The flight decks for the ships were 550 feet long (about two-thirds the length of a fleet carrier’s) and equipped with eight sets of arresting gear. The ships’ islands were configured to resemble those of the combat carriers, but neither ship was fitted with hangars, maintenance facilities, elevators, or catapults. Nor were the hulls armored, as they would never leave the waters of Lake Michigan.
“I remember those Great Lakes flights very well in the open cockpit that winter. Coldest I ever was in my life.”
— George H. W. Bush
The Wolverine’s flight deck was constructed out of oak planks, similar to what was then in use on the combat carriers. In addition to its role as a training ship, the Sable functioned as a test bed. It was the first carrier equipped with a then-experimental metal flight deck. Various non-skid deck coatings, applied in checkerboard fashion, were evaluated. In addition, the Sable conducted tests of the experimental TDR-1, a remote controlled drone made of wood and originally designed as a target aircraft. Later tests had the drones equipped with bombs and television cameras, making them the first TV-guided missiles. The success of these tests saw the TDR-1 go into combat in 1943 at Bougainville, part of a top-secret operation conducted for the rest of the war.

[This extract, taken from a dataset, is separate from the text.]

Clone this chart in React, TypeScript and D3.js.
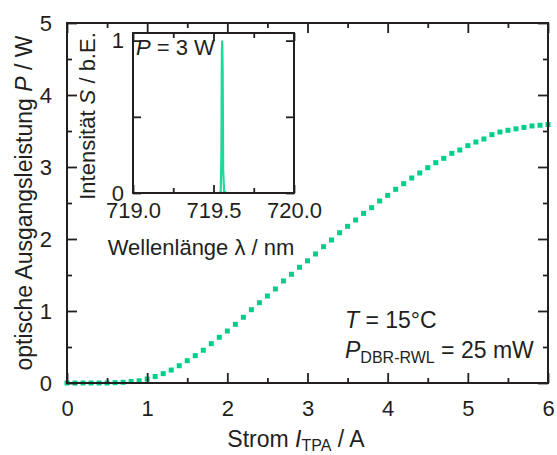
import React, { useEffect, useRef } from "react";
import * as d3 from "d3";

// main curve: current (A) vs optical output power (W)
const current = [
  0.0, 0.1, 0.2, 0.3, 0.4, 0.5, 0.6, 0.7, 0.8, 0.9,
  1.0, 1.1, 1.2, 1.3, 1.4, 1.5, 1.6, 1.7, 1.8, 1.9,
  2.0, 2.1, 2.2, 2.3, 2.4, 2.5, 2.6, 2.7, 2.8, 2.9,
  3.0, 3.1, 3.2, 3.3, 3.4, 3.5, 3.6, 3.7, 3.8, 3.9,
  4.0, 4.1, 4.2, 4.3, 4.4, 4.5, 4.6, 4.7, 4.8, 4.9,
  5.0, 5.1, 5.2, 5.3, 5.4, 5.5, 5.6, 5.7, 5.8, 5.9, 6.0,
];
const power = [
  0, 0, 0, 0, 0, 0, 0.005, 0.01, 0.02, 0.03,
  0.055, 0.09, 0.13, 0.18, 0.24, 0.31, 0.38, 0.455, 0.546, 0.635,
  0.722, 0.815, 0.913, 1.018, 1.115, 1.208, 1.306, 1.417, 1.51, 1.607,
  1.697, 1.792, 1.893, 1.986, 2.087, 2.176, 2.264, 2.356, 2.435, 2.528,
  2.606, 2.69, 2.768, 2.847, 2.917, 2.99, 3.06, 3.12, 3.19, 3.236,
  3.296, 3.347, 3.389, 3.449, 3.486, 3.51, 3.53, 3.55, 3.57, 3.58, 3.59,
];

// inset spectrum at P = 3 W
const wavelength = [719.0, 719.535, 719.545, 719.549, 719.552, 719.554, 719.557, 719.56, 719.566, 719.58, 720.0];
const intensity = [0, 0, 0.01, 0.25, 0.92, 1.0, 0.8, 0.15, 0.01, 0, 0];

const xTicks = [0, 1, 2, 3, 4, 5, 6];
const xMinor = [0.5, 1.5, 2.5, 3.5, 4.5, 5.5];
const yTicks = [0, 1, 2, 3, 4, 5];
const yMinor = [0.5, 1.5, 2.5, 3.5, 4.5];
const insetXTicks = [719.0, 719.5, 720.0];
const insetXMinor = [719.25, 719.75];
const insetYTicks = [0, 0.5, 1];
const insetYLabels = [0, 1];

const FONT = "'Liberation Sans', Arial, sans-serif";
const INK = "#231f20";
const GREEN = "#00cf8a";

const App = () => {
  const ref = useRef(null);

  useEffect(() => {
    const svg = d3.select(ref.current);
    svg.selectAll("*").remove();

    const x = d3.scaleLinear().domain([0, 6]).range([67, 548]);
    const y = d3.scaleLinear().domain([0, 5]).range([383, 23]);

    const styleAxis = (g, labels) => {
      g.select(".domain").remove();
      g.selectAll("line").attr("stroke", INK).attr("stroke-width", 1.8);
      g.selectAll("text")
        .attr("fill", INK)
        .style("font-family", FONT)
        .style("font-size", "22px");
      if (!labels) g.selectAll("text").remove();
    };

    const axes = (xs, ys, opt) => {
      const [x0, x1] = xs.range();
      const [y0, y1] = ys.range();
      // majors with labels
      svg.append("g").attr("transform", `translate(0,${y0})`)
        .call(d3.axisBottom(xs).tickValues(opt.xT).tickSize(-opt.major).tickSizeOuter(0)
          .tickPadding(opt.xPad).tickFormat(opt.xFmt))
        .call((g) => styleAxis(g, true));
      svg.append("g").attr("transform", `translate(${x0},0)`)
        .call(d3.axisLeft(ys).tickValues(opt.yT).tickSize(-opt.major).tickSizeOuter(0)
          .tickPadding(opt.yPad).tickFormat(opt.yFmt))
        .call((g) => styleAxis(g, true));
      svg.append("g").attr("transform", `translate(0,${y1})`)
        .call(d3.axisTop(xs).tickValues(opt.xT).tickSize(-opt.major).tickSizeOuter(0))
        .call((g) => styleAxis(g, false));
      svg.append("g").attr("transform", `translate(${x1},0)`)
        .call(d3.axisRight(ys).tickValues(opt.yT).tickSize(-opt.major).tickSizeOuter(0))
        .call((g) => styleAxis(g, false));
      // minors
      if (opt.xM.length) {
        svg.append("g").attr("transform", `translate(0,${y0})`)
          .call(d3.axisBottom(xs).tickValues(opt.xM).tickSize(-opt.minor).tickSizeOuter(0))
          .call((g) => styleAxis(g, false));
        svg.append("g").attr("transform", `translate(0,${y1})`)
          .call(d3.axisTop(xs).tickValues(opt.xM).tickSize(-opt.minor).tickSizeOuter(0))
          .call((g) => styleAxis(g, false));
      }
      if (opt.yM.length) {
        svg.append("g").attr("transform", `translate(${x0},0)`)
          .call(d3.axisLeft(ys).tickValues(opt.yM).tickSize(-opt.minor).tickSizeOuter(0))
          .call((g) => styleAxis(g, false));
        svg.append("g").attr("transform", `translate(${x1},0)`)
          .call(d3.axisRight(ys).tickValues(opt.yM).tickSize(-opt.minor).tickSizeOuter(0))
          .call((g) => styleAxis(g, false));
      }
      svg.append("rect")
        .attr("x", x0).attr("y", y1)
        .attr("width", x1 - x0).attr("height", y0 - y1)
        .attr("fill", "none").attr("stroke", INK).attr("stroke-width", 2);
    };

    // main data points (squares)
    svg.append("g")
      .selectAll("rect")
      .data(current.map((c, i) => [c, power[i]]))
      .enter()
      .append("rect")
      .attr("x", (d) => x(d[0]) - 2.5)
      .attr("y", (d) => y(d[1]) - 2.5)
      .attr("width", 5)
      .attr("height", 5)
      .attr("fill", GREEN);

    axes(x, y, {
      xT: xTicks, xM: xMinor, yT: yTicks, yM: yMinor,
      major: 10, minor: 5, xPad: 17, yPad: 15,
      xFmt: d3.format("d"), yFmt: d3.format("d"),
    });

    // inset
    const ix = d3.scaleLinear().domain([719, 720]).range([133, 294]);
    const iy = d3.scaleLinear().domain([0, 1.05]).range([193, 33]);

    svg.append("path")
      .datum(wavelength.map((w, i) => [w, intensity[i]]))
      .attr("fill", "none")
      .attr("stroke", "#1fd999")
      .attr("stroke-width", 2.2)
      .attr("d", d3.line().x((d) => ix(d[0])).y((d) => iy(d[1])));

    axes(ix, iy, {
      xT: insetXTicks, xM: insetXMinor, yT: insetYTicks, yM: [],
      major: 8, minor: 5, xPad: 9, yPad: 9,
      xFmt: d3.format(".1f"),
      yFmt: (d) => (insetYLabels.includes(d) ? d3.format("d")(d) : ""),
    });

    const text = (tx, ty, rot) =>
      svg.append("text")
        .attr("transform", `translate(${tx},${ty})${rot ? " rotate(-90)" : ""}`)
        .attr("fill", INK)
        .style("font-family", FONT)
        .style("font-size", "23px");

    // axis titles
    const xt = text(296, 447, false).attr("text-anchor", "middle");
    xt.append("tspan").text("Strom ");
    xt.append("tspan").style("font-style", "italic").text("I");
    xt.append("tspan").style("font-size", "16px").attr("dy", 4).text("TPA");
    xt.append("tspan").attr("dy", -4).text(" / A");

    const yt = text(32, 203, true).attr("text-anchor", "middle");
    yt.append("tspan").text("optische Ausgangsleistung ");
    yt.append("tspan").style("font-style", "italic").text("P");
    yt.append("tspan").text(" / W");

    const it = text(95, 116, true).attr("text-anchor", "middle").style("font-size", "22px");
    it.append("tspan").text("Intensität ");
    it.append("tspan").style("font-style", "italic").text("S");
    it.append("tspan").text(" / b.E.");

    text(201, 255, false).attr("text-anchor", "middle").style("font-size", "22px").text("Wellenlänge λ / nm");

    const p3 = text(136, 55, false).style("font-size", "22px");
    p3.append("tspan").style("font-style", "italic").text("P");
    p3.append("tspan").text(" = 3 W");

    // annotation
    const t1 = text(345, 328, false);
    t1.append("tspan").style("font-style", "italic").text("T");
    t1.append("tspan").text(" = 15°C");

    const t2 = text(345, 358, false);
    t2.append("tspan").style("font-style", "italic").text("P");
    t2.append("tspan").style("font-size", "16px").attr("dy", 5).text("DBR-RWL");
    t2.append("tspan").attr("dy", -5).text(" = 25 mW");
  }, []);

  return (
    <div style={{ position: "absolute", left: 0, top: 0 }}>
      <svg ref={ref} width={557} height={455} style={{ display: "block", background: "#fff" }} />
    </div>
  );
};

export default App;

The ships were docked at the Navy Pier in downtown Chicago and would leave at dawn for flight operations conducted about a mile offshore. For a trainee to be carrier qualified, he had to successfully take off and land ten times (later reduced to eight). Traffic jams were regular occurrences as drivers along Lake Shore Drive stopped to watch. From dawn to dusk, seven days a week, weather and wind conditions permitting, the Corn Belt Fleet trained pilots and deck crews.
Traffic jams were regular occurrences as drivers along Lake Shore Drive stopped to watch.
Trainees were required to keep their cockpits open in the event they crash landed in the water and had to escape a sinking plane, which made flights during the winter particularly grueling.
Of the roughly 120,000 landings conducted by the carriers, there were just over 200 accidents, with about 120 of them being aircraft ditching or crashing into Lake Michigan. Incredibly, only eight pilots were lost. By the time the ships were decommissioned in November 1945, the training carriers had qualified approximately 35,000 pilots, one of them being Lt. (j.g.) George H. W. Bush, the future president of the United States.